When I am climbing a technical route on a mountain this is roughly where my mind is at, mostly the next step. The number one cause of death in the mountains is "falling while climbing unroped". That's why I added the "perfectly" to the bottom of the pyramid, it is critical to me to do one move, one step at a time, perfectly, because Christina Castagna died in 2009 on Broad Peak because of one misstep on the way down. I don't want to repeat her experience.

I feel this perspective applies to most tasks in life. I can think about being a great runner, going to the world championships, the races I will run this fall and this summer, and the workout I need to do in the next few days and weeks, but I need to run today and get the most out of my workout, whatever that may be. Similarly, after articulating this thought, I think this is part of why I get so much done in most things that I do. Take one task, and finish it. We talked about this at Everest base camp this spring, the focus to do the next step is common among Everest attempters but within the world at large there does not always exist that drive, patience, and focus to do the next step. I am still working out what I think about that, but I think it's a big deal. In other words, how do we teach that direction to work on the next step?

Focus on the Next Step, the Next 10 Steps, and the Big Picture
A fair amount of time is spent looking about 10 steps further. I refer to it as micro-route finding. You have to prepare for any upcoming obstables or challenges that may cause you to change the style of climbing, perhaps from flat footing to front pointing. You are constantly monitoring the need for water and food, the risk of avalanche, and upcoming terrain changes, but certainly not as much as doing the next step perfectly. Often times, even on very big mountains, the hardest part boils down to a 20 foot section of the route. Up to camp 3 on Broad Peak there was basically only one steep 75 degree slope for about 20 feet just above camp 2 around 6400 meters. Otherwise the route was pretty easy. (Okay, there is a steep step at 6150 meters just before camp 2 and another at 6900 meters, but those two aren't quite as steep maybe 60-70 degrees.) Same for the Casual Route on Longs Peak, one hard pitch of 5.9 to unprotected squeeze chimney to 5.10a, otherwise basically 5.8.

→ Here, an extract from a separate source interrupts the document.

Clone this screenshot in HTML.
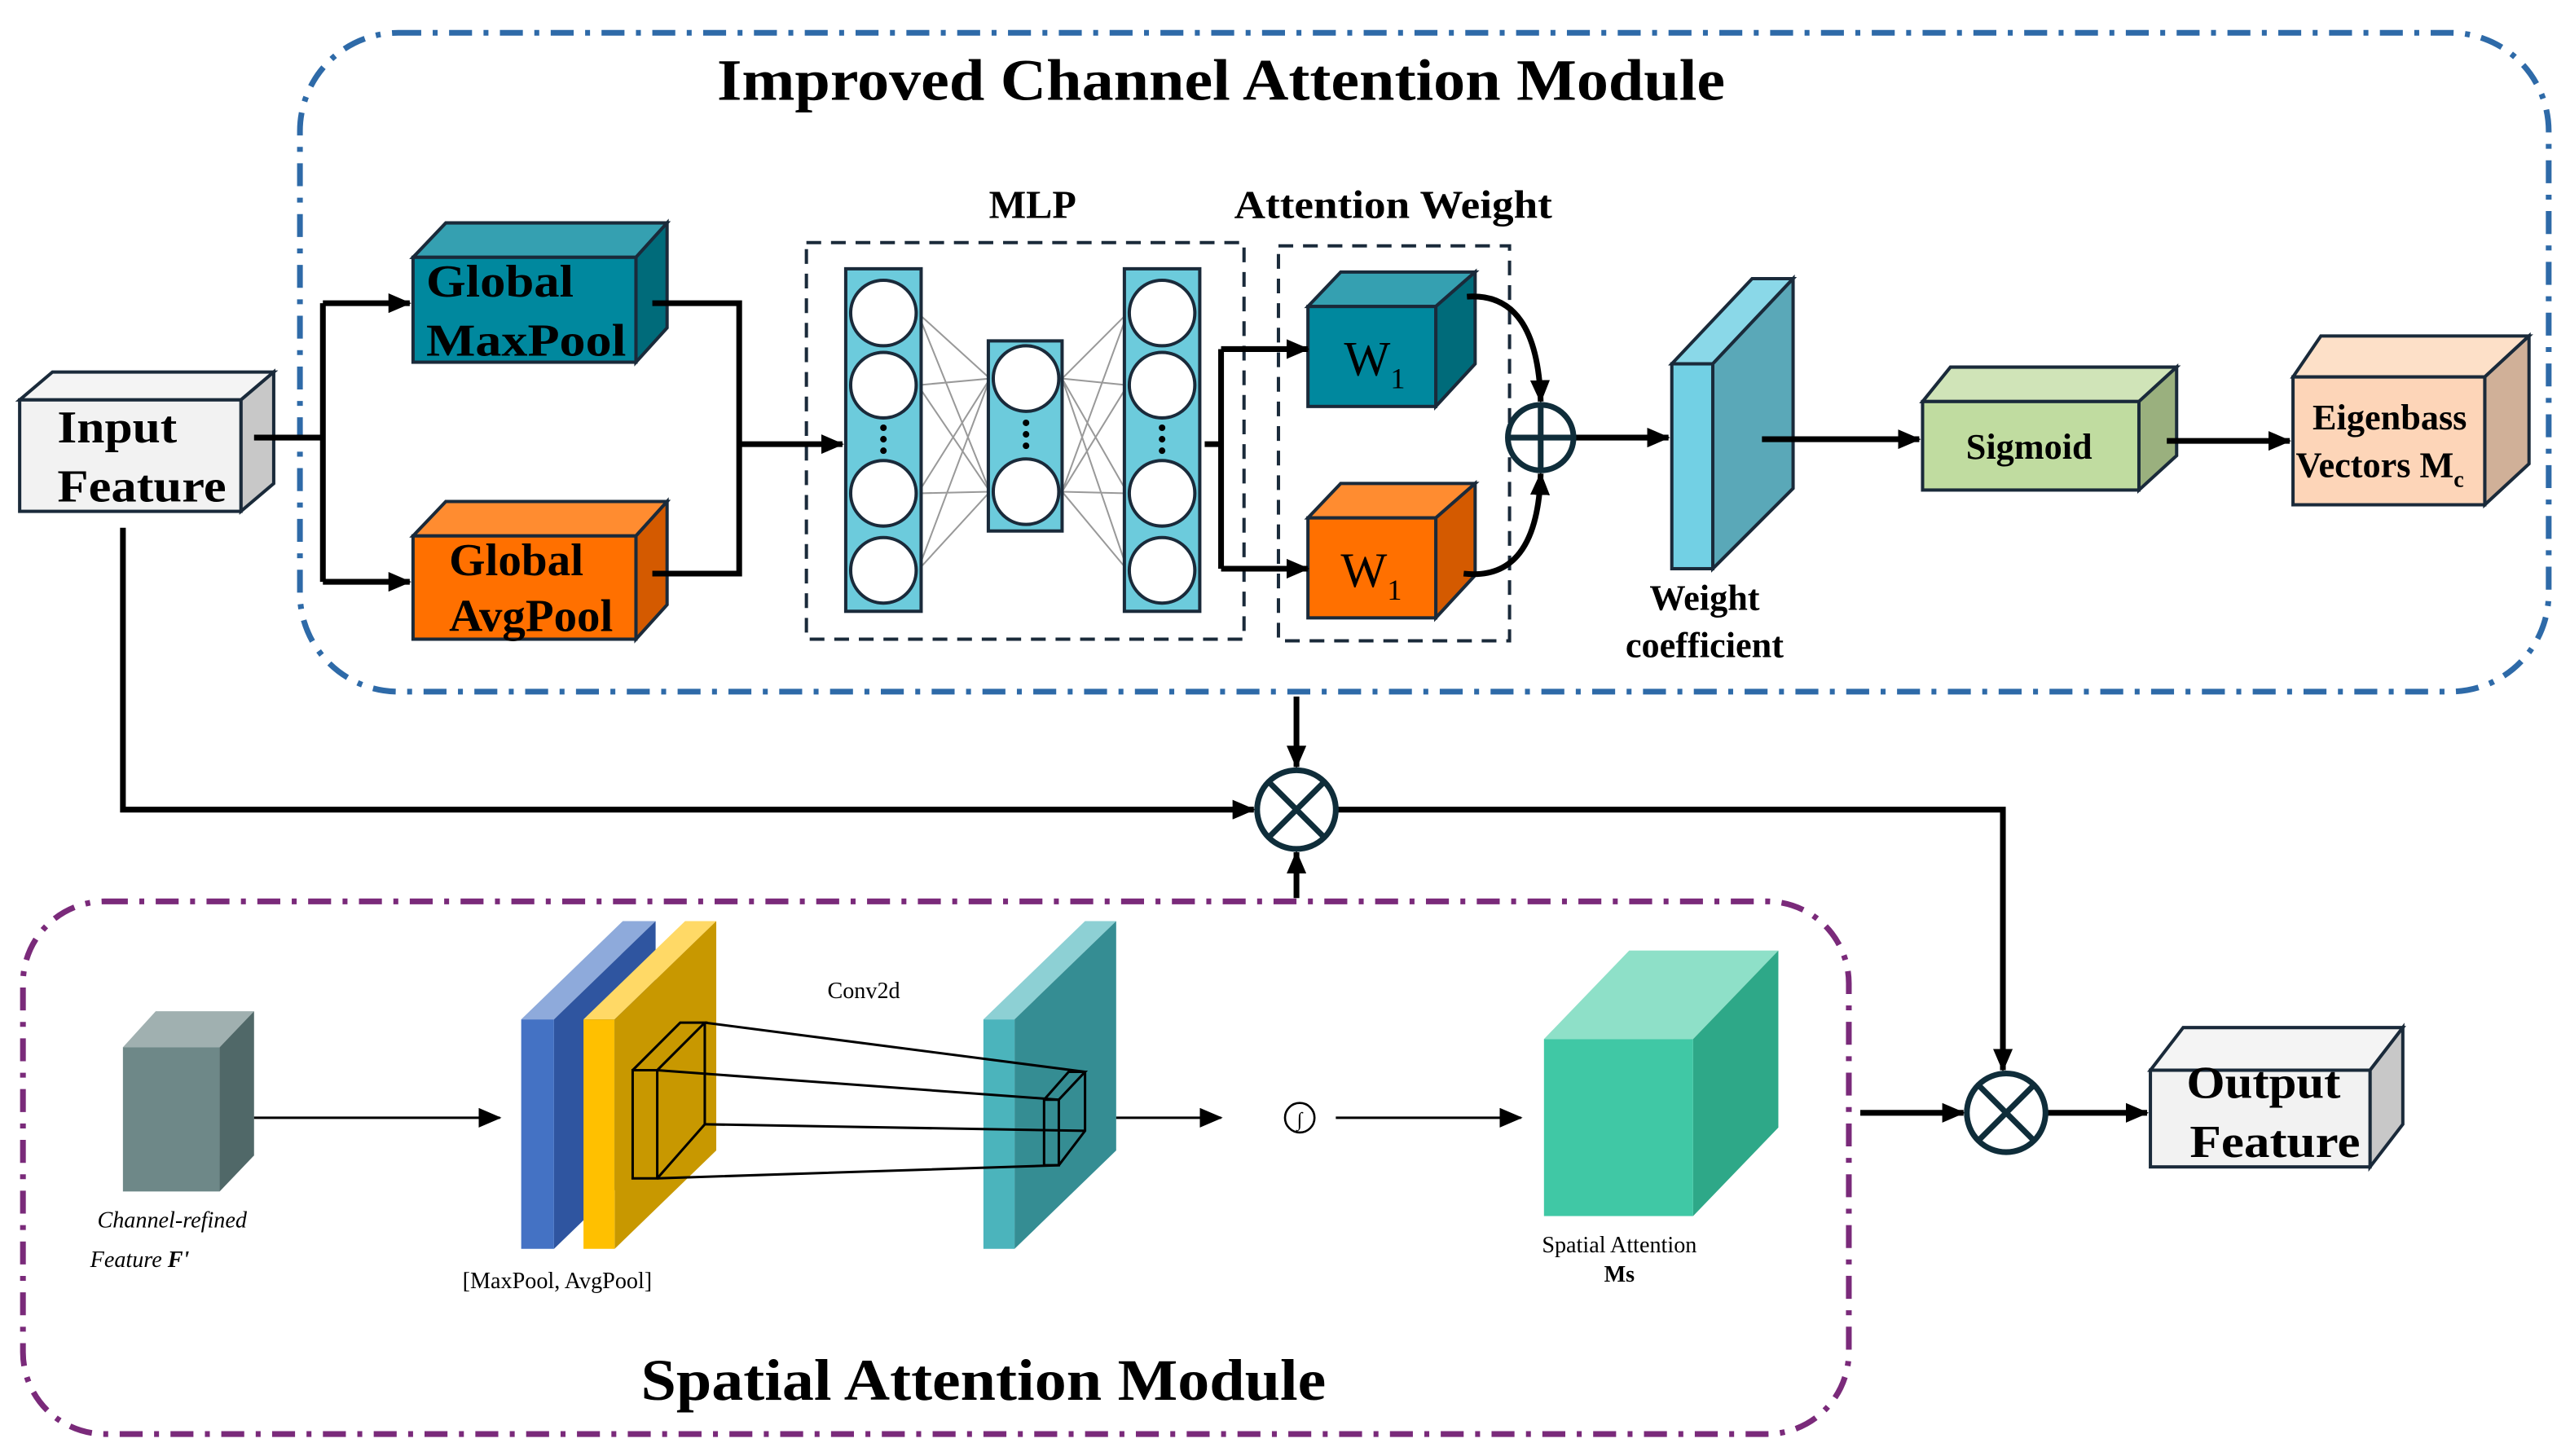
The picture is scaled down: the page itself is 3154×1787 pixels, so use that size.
<!DOCTYPE html>
<html><head><meta charset="utf-8"><style>html,body{margin:0;padding:0;background:#fff}svg{display:block}svg text{font-family:"Liberation Serif",serif}</style></head>
<body>
<svg width="3154" height="1787" viewBox="0 0 1568 888.4" xmlns="http://www.w3.org/2000/svg">
<defs>
<marker id="a2" markerWidth="14" markerHeight="12" refX="13" refY="6" orient="auto" markerUnits="userSpaceOnUse"><path d="M0,0 L14,6 L0,12 z" fill="#000"/></marker>
</defs>
<rect width="1568" height="888.4" fill="#fff"/>
<rect x="183" y="20" width="1372" height="402" rx="60" fill="none" stroke="#2e6aa8" stroke-width="3.5" stroke-dasharray="14,7,3,7"/>
<rect x="14" y="550" width="1114" height="325" rx="50" fill="none" stroke="#7a2a7a" stroke-width="3.5" stroke-dasharray="14,7,3,7"/>
<text x="745" y="61" font-size="36" font-weight="bold" text-anchor="middle" textLength="615" lengthAdjust="spacingAndGlyphs">Improved Channel Attention Module</text>
<text x="600" y="854" font-size="36" font-weight="bold" text-anchor="middle" textLength="418" lengthAdjust="spacingAndGlyphs">Spatial Attention Module</text>

<g stroke="#1a2a3a" stroke-width="2">
<polygon points="12,244 32,227 167,227 147,244" fill="#f4f4f4"/>
<polygon points="147,244 167,227 167,295 147,312" fill="#c8c8c8"/>
<rect x="12" y="244" width="135" height="68" fill="#f2f2f2"/>
<polygon points="252,157 272,136 407,136 388,157" fill="#35a0b1"/>
<polygon points="388,157 407,136 407,200 388,221" fill="#006b7a"/>
<rect x="252" y="157" width="136" height="64" fill="#00889e"/>
<polygon points="252,327 272,306 407,306 388,327" fill="#ff8c30"/>
<polygon points="388,327 407,306 407,369 388,390" fill="#d45a00"/>
<rect x="252" y="327" width="136" height="63" fill="#ff7000"/>
<polygon points="798,187 818,166 900,166 876,187" fill="#35a0b1"/>
<polygon points="876,187 900,166 900,222 876,248" fill="#006b7a"/>
<rect x="798" y="187" width="78" height="61" fill="#00889e"/>
<polygon points="798,316 818,295 900,295 876,316" fill="#ff8c30"/>
<polygon points="876,316 900,295 900,351 876,377" fill="#d45a00"/>
<rect x="798" y="316" width="78" height="61" fill="#ff7000"/>
<polygon points="1020,222 1069,170 1094,170 1045,222" fill="#8ad8e8"/>
<polygon points="1045,222 1094,170 1094,298 1045,347" fill="#5aa8b8"/>
<rect x="1020" y="222" width="25" height="125" fill="#72d0e4"/>
<polygon points="1173,245 1190,224 1328,224 1305,245" fill="#d0e4b8"/>
<polygon points="1305,245 1328,224 1328,278 1305,299" fill="#9ab07e"/>
<rect x="1173" y="245" width="132" height="54" fill="#c0dca0"/>
<polygon points="1399,230 1416,205 1543,205 1516,230" fill="#fde0c8"/>
<polygon points="1516,230 1543,205 1543,283 1516,308" fill="#d0b098"/>
<rect x="1399" y="230" width="117" height="78" fill="#fdd5b8"/>
<polygon points="1312,653 1332,627 1466,627 1446,653" fill="#f4f4f4"/>
<polygon points="1446,653 1466,627 1466,686 1446,712" fill="#c8c8c8"/>
<rect x="1312" y="653" width="134" height="59" fill="#f2f2f2"/>
</g>

<g font-weight="bold" fill="#000">
<text x="35" y="270" font-size="28" textLength="73" lengthAdjust="spacingAndGlyphs">Input</text>
<text x="35" y="306" font-size="28" textLength="103" lengthAdjust="spacingAndGlyphs">Feature</text>
<text x="260" y="181" font-size="28" textLength="90" lengthAdjust="spacingAndGlyphs">Global</text>
<text x="260" y="217" font-size="28" textLength="122" lengthAdjust="spacingAndGlyphs">MaxPool</text>
<text x="274" y="351" font-size="28" textLength="82" lengthAdjust="spacingAndGlyphs">Global</text>
<text x="274" y="385" font-size="28" textLength="100" lengthAdjust="spacingAndGlyphs">AvgPool</text>
<text x="630" y="133" font-size="24" text-anchor="middle">MLP</text>
<text x="850" y="133" font-size="24" text-anchor="middle" textLength="194" lengthAdjust="spacingAndGlyphs">Attention Weight</text>
<text x="1040" y="372" font-size="22" text-anchor="middle">Weight</text>
<text x="1040" y="401" font-size="22" text-anchor="middle">coefficient</text>
<text x="1238" y="280" font-size="22" text-anchor="middle">Sigmoid</text>
<text x="1458" y="262" font-size="22" text-anchor="middle">Eigenbass</text>
<text x="1452" y="291" font-size="22" text-anchor="middle">Vectors M<tspan font-size="14" dy="6">c</tspan></text>
<text x="1334" y="670" font-size="28" textLength="94" lengthAdjust="spacingAndGlyphs">Output</text>
<text x="1336" y="706" font-size="28" textLength="104" lengthAdjust="spacingAndGlyphs">Feature</text>
</g>
<g font-size="30" fill="#000">
<text x="820" y="229">W<tspan font-size="18" dy="8">1</tspan></text>
<text x="818" y="358">W<tspan font-size="18" dy="8">1</tspan></text>
</g>

<rect x="492" y="148" width="267" height="242" fill="none" stroke="#1a2a3a" stroke-width="2" stroke-dasharray="9,6"/>
<rect x="780" y="150" width="141" height="241" fill="none" stroke="#1a2a3a" stroke-width="2" stroke-dasharray="9,6"/>
<g stroke="#999" stroke-width="1">
<path d="M560,191 L604,231 M560,191 L604,300 M560,235 L604,231 M560,235 L604,300 M560,301 L604,231 M560,301 L604,300 M560,348 L604,231 M560,348 L604,300"/>
<path d="M648,231 L688,191 M648,231 L688,235 M648,231 L688,301 M648,231 L688,348 M648,300 L688,191 M648,300 L688,235 M648,300 L688,301 M648,300 L688,348"/>
</g>
<g stroke="#1a2a3a" stroke-width="2">
<rect x="516" y="164" width="46" height="209" fill="#6ccbdc"/>
<rect x="603" y="208" width="45" height="116" fill="#6ccbdc"/>
<rect x="686" y="164" width="46" height="209" fill="#6ccbdc"/>
<g fill="#fff">
<circle cx="539" cy="191" r="20"/><circle cx="539" cy="235" r="20"/><circle cx="539" cy="301" r="20"/><circle cx="539" cy="348" r="20"/>
<circle cx="626" cy="231" r="20"/><circle cx="626" cy="300" r="20"/>
<circle cx="709" cy="191" r="20"/><circle cx="709" cy="235" r="20"/><circle cx="709" cy="301" r="20"/><circle cx="709" cy="348" r="20"/>
</g></g>
<g fill="#000">
<circle cx="539" cy="261" r="2"/><circle cx="539" cy="268" r="2"/><circle cx="539" cy="275" r="2"/>
<circle cx="626" cy="258" r="2"/><circle cx="626" cy="265" r="2"/><circle cx="626" cy="272" r="2"/>
<circle cx="709" cy="261" r="2"/><circle cx="709" cy="268" r="2"/><circle cx="709" cy="275" r="2"/>
</g>

<g stroke="#000" stroke-width="3.5" fill="none">
<path d="M155,267 H197"/>
<path d="M197,185 V355"/>
<path d="M197,185 H250" marker-end="url(#a2)"/>
<path d="M197,355 H250" marker-end="url(#a2)"/>
<path d="M398,185 H451 V350 H398"/>
<path d="M451,271 H514" marker-end="url(#a2)"/>
<path d="M735,271 H745"/>
<path d="M745,213 V347"/>
<path d="M745,213 H798" marker-end="url(#a2)"/>
<path d="M745,347 H798" marker-end="url(#a2)"/>
<path d="M895,181 Q938,178 940,245" marker-end="url(#a2)"/>
<path d="M893,350 Q938,355 940,289" marker-end="url(#a2)"/>
<path d="M960,267 H1018" marker-end="url(#a2)"/>
<path d="M1075,268 H1171" marker-end="url(#a2)"/>
<path d="M1322,269 H1397" marker-end="url(#a2)"/>
<path d="M791,425 V468" marker-end="url(#a2)"/>
<path d="M75,322 V494 H765" marker-end="url(#a2)"/>
<path d="M791,548 V520" marker-end="url(#a2)"/>
<path d="M815,494 H1222 V653" marker-end="url(#a2)"/>
<path d="M1135,679 H1198" marker-end="url(#a2)"/>
<path d="M1248,679 H1310" marker-end="url(#a2)"/>
</g>
<g stroke="#0f2d3a" stroke-width="3.5" fill="#fff">
<circle cx="940" cy="267" r="20"/>
<path d="M920,267 H960 M940,247 V287" fill="none"/>
<circle cx="791" cy="494" r="24"/>
<path d="M774,477 L808,511 M808,477 L774,511" fill="none"/>
<circle cx="1224" cy="679" r="24"/>
<path d="M1207,662 L1241,696 M1241,662 L1207,696" fill="none"/>
</g>

<polygon points="75,639 95,617 155,617 134,639" fill="#a0b0b0"/>
<polygon points="134,639 155,617 155,705 134,727" fill="#506868"/>
<rect x="75" y="639" width="59" height="88" fill="#6e8888"/>
<g font-size="14" font-style="italic"><text x="105" y="749" text-anchor="middle">Channel-refined</text><text x="55" y="773">Feature <tspan font-weight="bold">F'</tspan></text></g>
<path d="M155,682 H305" stroke="#000" stroke-width="1.5" marker-end="url(#a2)"/>
<polygon points="318,622 380,562 400,562 338,622" fill="#8eaadb"/>
<polygon points="338,622 400,562 400,702 338,762" fill="#2f55a0"/>
<rect x="318" y="622" width="20" height="140" fill="#4472c4"/>
<polygon points="356,622 418,562 437,562 375,622" fill="#ffd966"/>
<polygon points="375,622 437,562 437,702 375,762" fill="#c89800"/>
<rect x="356" y="622" width="19" height="140" fill="#ffc000"/>
<polygon points="600,622 662,562 681,562 619,622" fill="#8dd0d4"/>
<polygon points="619,622 681,562 681,702 619,762" fill="#358d93"/>
<rect x="600" y="622" width="19" height="140" fill="#4bb4bc"/>
<g stroke="#000" stroke-width="1.5" fill="none">
<rect x="386" y="653" width="15" height="66"/>
<path d="M386,653 L415,624 H430 L401,653 M430,624 V686 L401,719"/>
<rect x="637" y="671" width="9" height="40"/>
<path d="M637,671 L652,654 H662 L646,671 M662,654 V690 L646,711"/>
<path d="M430,624 L662,654 M401,653 L646,671 M430,686 L662,690 M401,719 L646,711"/>
</g>
<text x="527" y="609" font-size="14" text-anchor="middle">Conv2d</text>
<text x="340" y="786" font-size="14" text-anchor="middle">[MaxPool, AvgPool]</text>
<path d="M681,682 H745" stroke="#000" stroke-width="1.5" marker-end="url(#a2)"/>
<circle cx="793" cy="682" r="9" fill="#fff" stroke="#000" stroke-width="1.3"/>
<text x="793" y="687" font-size="12" text-anchor="middle">∫</text>
<path d="M815,682 H928" stroke="#000" stroke-width="1.5" marker-end="url(#a2)"/>
<polygon points="942,634 994,580 1085,580 1033,634" fill="#8ee0c8"/>
<polygon points="1033,634 1085,580 1085,688 1033,742" fill="#2ea888"/>
<rect x="942" y="634" width="91" height="108" fill="#40c8a5"/>
<text x="988" y="764" font-size="14" text-anchor="middle">Spatial Attention</text>
<text x="988" y="782" font-size="14" text-anchor="middle" font-weight="bold">Ms</text>
</svg>
</body></html>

A relatiely small portion of time is spent thinking about the big picture. That's the fun part to think about. That's the part people think about the most when I am talking about climbing. Yet when actually climbing, precious little time is spent worrying about the summit, the overall logistics, or the sacrifices and opportunity costs to get there. It's still an important part, but on a percent of time thought about the big picture during climbing basis, it only marginally factors into the climbing.